Drainage, drainage, drainage. Just under $20 million in citywide drainage and stormwater projects is outlined in the five-year capital improvement plan ($5 million approved in 2022) plus $2.2 million in parish projects appropriated this coming year. LCG appropriated $30 million toward drainage in 2021 alone, including $20 million drawn from the city general fund in an emergency appropriation passed after flash flooding in May. That tranche included $5 million for spot dredging the Vermilion River, a project that looks to be on hold for the foreseeable future. 

Budgeting with optimism. This budget assumes revenues will continue to grow at the record-breaking levels charted in 2021, driven in no small part by massive federal stimulus. Even with those projections baked in, the administration anticipates a declining general fund, which could impact LCG’s cost to borrow money. That leaves little margin for error. Earlier in budget review, council members raised some concern about the projections but ultimately went along with them. 

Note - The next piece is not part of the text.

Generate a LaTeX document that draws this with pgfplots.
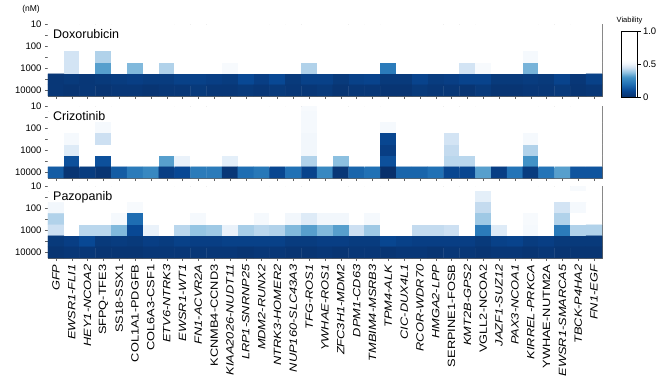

Fair share. City Councilwoman Nanette Cook won a concession from the Parish Council to share the cost of buying equipment and other capital appropriations for LCG’s IT department. Cost allocation between city and parish government is a key sticking point among critics of consolidation, who argue city taxpayers shoulder too much of the burden of funding LCG. City Councilman Andy Naquin secured an amendment requiring some shared costs to be reported on a quarterly basis.

What to watch for: What the councils do with the rest of Lafayette’s $86 million in ARPA funding. The administration effectively treated Lafayette’s rescue plan money as an extension of this budget, leaning into infrastructure spending. Council members paused the process in early August, splitting the money into separate reserves while awaiting eligibility for the dozens of projects proposed.